The word like exhibits several different grammatical properties. It can be used as a preposition, a conjunction, an adjective or an adverb.
Like as a preposition
When used as a preposition, like is followed by a noun.
- She looks like her mother.
- He walks like his dad.
Like as a conjunction
In informal English, like is sometimes used as a conjunction instead of as. This is very common in American English.
- Nobody understands her like I do. (Informal)
- Nobody understands her as I do. (Formal)
If you are like somebody you are similar to him or her.
- She is like her mother.
- It was a small bird like a sparrow. (= The bird was similar to a sparrow.)
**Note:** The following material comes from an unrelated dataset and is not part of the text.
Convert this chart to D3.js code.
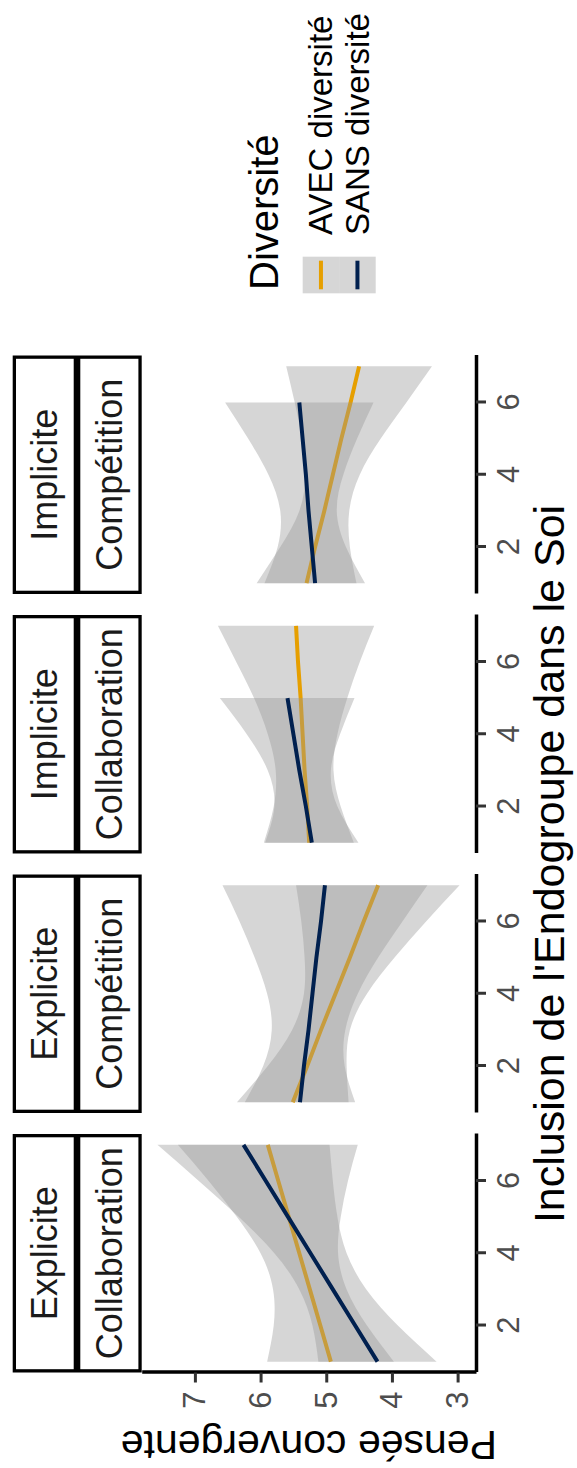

- She was like her brother. They were both excellent writers.
- No one can play the piano like he does.
Like can be used with the modifiers just and very.
- My neighbour has bought a new car just like mine.
- He is very like his brother in many ways.
We can use like after the copular verbs seem, look, sound, smell, taste and feel. As is not usually possible in this case.
- She seems like a good candidate for the job. (NOT She seems as a good candidate for the job.)
- He looks like his brother. (NOT He looks as his brother.)
Feel can be followed by like or as if / though.
- She felt like she was in a dream. (= She felt as if she was in a dream.)
Feel like can also mean ‘want’ or ‘would like’.
- I feel like singing. (= I want to sing.)
If something is like new, it looks like it is new.
- They just applied a coat of paint and the house was like new.